WHAT YOU NEED TO DO :: Leave out every picture, then transcribe the rest of the listing exactly.

PROVIDED DATA ::
- - - - -

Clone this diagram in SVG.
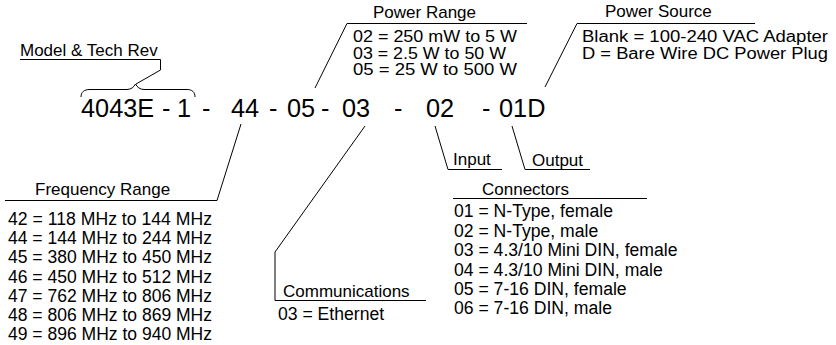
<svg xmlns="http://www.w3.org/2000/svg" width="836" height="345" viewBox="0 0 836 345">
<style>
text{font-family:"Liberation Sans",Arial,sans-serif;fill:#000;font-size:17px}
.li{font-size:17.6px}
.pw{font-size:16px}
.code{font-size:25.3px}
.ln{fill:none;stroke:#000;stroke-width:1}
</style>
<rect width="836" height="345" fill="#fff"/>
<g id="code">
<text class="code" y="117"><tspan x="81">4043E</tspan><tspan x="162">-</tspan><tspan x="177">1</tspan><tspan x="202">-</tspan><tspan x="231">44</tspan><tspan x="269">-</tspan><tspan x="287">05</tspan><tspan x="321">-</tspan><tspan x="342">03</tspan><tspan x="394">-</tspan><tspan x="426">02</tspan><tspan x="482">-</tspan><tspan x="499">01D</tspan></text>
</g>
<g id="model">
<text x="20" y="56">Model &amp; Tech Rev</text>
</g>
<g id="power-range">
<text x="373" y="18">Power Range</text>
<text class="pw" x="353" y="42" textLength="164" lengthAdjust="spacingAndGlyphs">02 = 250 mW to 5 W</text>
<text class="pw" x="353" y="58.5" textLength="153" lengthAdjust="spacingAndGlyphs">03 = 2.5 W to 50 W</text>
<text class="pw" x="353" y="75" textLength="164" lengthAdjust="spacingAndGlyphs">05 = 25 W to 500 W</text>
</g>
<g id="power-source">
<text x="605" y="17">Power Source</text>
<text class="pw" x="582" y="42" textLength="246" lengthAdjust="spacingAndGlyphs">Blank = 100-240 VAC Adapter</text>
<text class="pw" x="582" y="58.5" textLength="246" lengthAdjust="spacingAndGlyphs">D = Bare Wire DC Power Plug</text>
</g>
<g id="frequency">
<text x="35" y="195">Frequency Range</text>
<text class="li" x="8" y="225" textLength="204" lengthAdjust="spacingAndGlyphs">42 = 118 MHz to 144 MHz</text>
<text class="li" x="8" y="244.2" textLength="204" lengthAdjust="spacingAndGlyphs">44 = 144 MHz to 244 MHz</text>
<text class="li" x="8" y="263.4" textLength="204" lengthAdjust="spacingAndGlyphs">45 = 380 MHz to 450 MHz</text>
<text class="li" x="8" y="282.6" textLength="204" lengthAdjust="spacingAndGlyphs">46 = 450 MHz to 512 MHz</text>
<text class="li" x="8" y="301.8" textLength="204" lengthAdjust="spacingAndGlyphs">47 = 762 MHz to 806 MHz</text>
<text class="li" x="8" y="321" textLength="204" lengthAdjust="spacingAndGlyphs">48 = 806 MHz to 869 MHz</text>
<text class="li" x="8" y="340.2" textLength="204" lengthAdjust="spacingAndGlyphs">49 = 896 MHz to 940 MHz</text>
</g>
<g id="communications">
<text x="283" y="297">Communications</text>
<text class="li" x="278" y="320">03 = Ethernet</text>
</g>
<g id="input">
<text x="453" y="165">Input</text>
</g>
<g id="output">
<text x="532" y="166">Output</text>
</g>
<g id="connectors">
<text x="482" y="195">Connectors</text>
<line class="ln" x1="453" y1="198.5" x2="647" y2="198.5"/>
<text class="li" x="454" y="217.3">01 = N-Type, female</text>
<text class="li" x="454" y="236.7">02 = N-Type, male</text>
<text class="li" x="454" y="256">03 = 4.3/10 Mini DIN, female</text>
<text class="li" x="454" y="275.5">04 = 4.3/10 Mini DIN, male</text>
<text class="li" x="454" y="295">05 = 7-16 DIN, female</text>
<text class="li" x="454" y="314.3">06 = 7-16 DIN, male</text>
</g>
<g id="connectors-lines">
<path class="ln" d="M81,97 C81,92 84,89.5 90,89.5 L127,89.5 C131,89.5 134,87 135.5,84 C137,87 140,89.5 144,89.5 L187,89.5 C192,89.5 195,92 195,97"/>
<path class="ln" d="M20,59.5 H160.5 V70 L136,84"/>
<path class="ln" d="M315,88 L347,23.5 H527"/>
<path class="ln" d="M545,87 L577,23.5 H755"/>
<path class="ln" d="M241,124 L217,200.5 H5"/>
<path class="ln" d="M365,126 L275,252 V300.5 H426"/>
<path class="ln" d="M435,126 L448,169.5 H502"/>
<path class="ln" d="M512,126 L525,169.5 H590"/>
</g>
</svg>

- - - - -

RESULT BELOW ::
Clone this diagram in SVG.
<svg xmlns="http://www.w3.org/2000/svg" width="836" height="345" viewBox="0 0 836 345">
<style>
text{font-family:"Liberation Sans",Arial,sans-serif;fill:#000;font-size:17px}
.li{font-size:17.6px}
.pw{font-size:16px}
.code{font-size:25.3px}
.ln{fill:none;stroke:#000;stroke-width:1}
</style>
<rect width="836" height="345" fill="#fff"/>
<g id="code">
<text class="code" y="117"><tspan x="81">4043E</tspan><tspan x="162">-</tspan><tspan x="177">1</tspan><tspan x="202">-</tspan><tspan x="231">44</tspan><tspan x="269">-</tspan><tspan x="287">05</tspan><tspan x="321">-</tspan><tspan x="342">03</tspan><tspan x="394">-</tspan><tspan x="426">02</tspan><tspan x="482">-</tspan><tspan x="499">01D</tspan></text>
</g>
<g id="model">
<text x="20" y="56">Model &amp; Tech Rev</text>
</g>
<g id="power-range">
<text x="373" y="18">Power Range</text>
<text class="pw" x="353" y="42" textLength="164" lengthAdjust="spacingAndGlyphs">02 = 250 mW to 5 W</text>
<text class="pw" x="353" y="58.5" textLength="153" lengthAdjust="spacingAndGlyphs">03 = 2.5 W to 50 W</text>
<text class="pw" x="353" y="75" textLength="164" lengthAdjust="spacingAndGlyphs">05 = 25 W to 500 W</text>
</g>
<g id="power-source">
<text x="605" y="17">Power Source</text>
<text class="pw" x="582" y="42" textLength="246" lengthAdjust="spacingAndGlyphs">Blank = 100-240 VAC Adapter</text>
<text class="pw" x="582" y="58.5" textLength="246" lengthAdjust="spacingAndGlyphs">D = Bare Wire DC Power Plug</text>
</g>
<g id="frequency">
<text x="35" y="195">Frequency Range</text>
<text class="li" x="8" y="225" textLength="204" lengthAdjust="spacingAndGlyphs">42 = 118 MHz to 144 MHz</text>
<text class="li" x="8" y="244.2" textLength="204" lengthAdjust="spacingAndGlyphs">44 = 144 MHz to 244 MHz</text>
<text class="li" x="8" y="263.4" textLength="204" lengthAdjust="spacingAndGlyphs">45 = 380 MHz to 450 MHz</text>
<text class="li" x="8" y="282.6" textLength="204" lengthAdjust="spacingAndGlyphs">46 = 450 MHz to 512 MHz</text>
<text class="li" x="8" y="301.8" textLength="204" lengthAdjust="spacingAndGlyphs">47 = 762 MHz to 806 MHz</text>
<text class="li" x="8" y="321" textLength="204" lengthAdjust="spacingAndGlyphs">48 = 806 MHz to 869 MHz</text>
<text class="li" x="8" y="340.2" textLength="204" lengthAdjust="spacingAndGlyphs">49 = 896 MHz to 940 MHz</text>
</g>
<g id="communications">
<text x="283" y="297">Communications</text>
<text class="li" x="278" y="320">03 = Ethernet</text>
</g>
<g id="input">
<text x="453" y="165">Input</text>
</g>
<g id="output">
<text x="532" y="166">Output</text>
</g>
<g id="connectors">
<text x="482" y="195">Connectors</text>
<line class="ln" x1="453" y1="198.5" x2="647" y2="198.5"/>
<text class="li" x="454" y="217.3">01 = N-Type, female</text>
<text class="li" x="454" y="236.7">02 = N-Type, male</text>
<text class="li" x="454" y="256">03 = 4.3/10 Mini DIN, female</text>
<text class="li" x="454" y="275.5">04 = 4.3/10 Mini DIN, male</text>
<text class="li" x="454" y="295">05 = 7-16 DIN, female</text>
<text class="li" x="454" y="314.3">06 = 7-16 DIN, male</text>
</g>
<g id="connectors-lines">
<path class="ln" d="M81,97 C81,92 84,89.5 90,89.5 L127,89.5 C131,89.5 134,87 135.5,84 C137,87 140,89.5 144,89.5 L187,89.5 C192,89.5 195,92 195,97"/>
<path class="ln" d="M20,59.5 H160.5 V70 L136,84"/>
<path class="ln" d="M315,88 L347,23.5 H527"/>
<path class="ln" d="M545,87 L577,23.5 H755"/>
<path class="ln" d="M241,124 L217,200.5 H5"/>
<path class="ln" d="M365,126 L275,252 V300.5 H426"/>
<path class="ln" d="M435,126 L448,169.5 H502"/>
<path class="ln" d="M512,126 L525,169.5 H590"/>
</g>
</svg>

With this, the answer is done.